В час пополудни министр внутренних дел Российской империи ДМИТРИЙ СЕРГЕЕВИЧ СИПЯГИН вошёл в подъезд Мариинского дворца. Когда с помощью швейцара он снимал шубу, к нему подошёл молодой человек в военной форме адъютанта и подал ему запечатанный пакет: «От его императорского высочества». После чего спокойно вынул бельгийский револьвер тяжёлого боя и дважды выстрелил в министра. Смертельно раненный в полость живота и шею, тучный Сипягин повалился на пол, а террорист (это был исключённый из Киевского университета студент Степан Балмашов) склонился над ним и процедил: «Не будешь больше писать циркуляры». Первыми словами министра, когда он очнулся, были: «Послали ли за женой?..» А потом, то проваливаясь в глубокий обморок, то приходя в себя на короткое время, всё говорил: «Сообщите государю… Скажите государю, что я умираю за него… Желаю ему здоровья… Желаю счастья его Императорскому Величеству… И я счастлив…»
«Никогда в жизни ещё не было мне так хорошо», — сказал жене, Гедвиге Понтусовне, баловень судьбы и любимец женщин ГУСТАВ МОРИЦ АРМФЕЛЬД, шведский генерал, дипломат и царский сановник на русской службе, и умер с наступлением вечерних сумерек после краткой агонии. Весь день перед кончиной он провёл на балконе дачи, любуясь богатой природой Царского Села. Вот так, лучшим днём в его жизни стал день смерти!
«Никогда ещё не чувствовал себя так хорошо», — теми же словами, что и Армфельд, закончил свою жизнь и известный американский киноактёр ДУГЛАС ФЭРБЕНКС.

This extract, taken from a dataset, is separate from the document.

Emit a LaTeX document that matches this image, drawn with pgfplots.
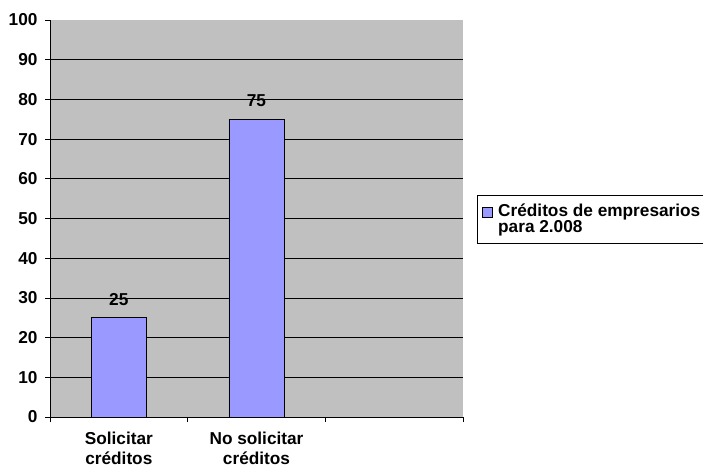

«Не было более счастливого и мирного дня в моей жизни», — прошептал дочери Аделаиде ЛЮДОВИК ПЯТНАДЦАТЫЙ ОБОЖАЕМЫЙ, прямой потомок Людовика Святого. С распухшим, почти чёрным лицом («лицом мавра или головой негра»), мучимый «дряблостью мысли и страсти», король умирал от чёрной оспы. Он заразился ею неделей ранее в своей опочивальне, «испытав непомерное удовольствие» от близости с красивой юной дочерью дворцового столяра, не достигшей ещё зрелого возраста и носившей в себе зародыш этой болезни. Людовик лежал на узкой походной койке посреди спальни, спокойный и даже весёлый. В комнате с распахнутыми настежь окнами было всё же нестерпимо жарко — в ней горели десятки свечей — и стояла мёртвая тишина: все придворные разбежались подальше от больного короля. Но три дочери Людовика, не переболевшие оспой, несмотря на предупреждения врачей, не отходили от умирающего отца. «Как вы прелестны, — говорил им распутнейший король Франции, хотя оспа уже изъела ему веки и он не мог видеть. — Но к чему вас так много? Король уж стар, и одной женщины ему вполне хватает…» И тут же приказал позвать свою фаворитку: «Пошлите за мадам дю Барри». — «Она покинула Версаль, сир», — ответил ему мажордом Лаборде. «Куда же она уехала?» — «В Рёй, сир» — «Как, уже?» — пробормотал Людовик, и две крупные слезы скатились по его щекам, покрытым бубонными нарывами. Потом еле слышно сказал кардиналу: «Я прошу у Бога прощения за нанесённые нации обиды и тот дурной пример, который явил моему народу». Он умер, и на окне его спальни слуги зажгли одинокую свечу. Таков был обычай династии Бурбонов: свеча на окне — кончилось старое царствование.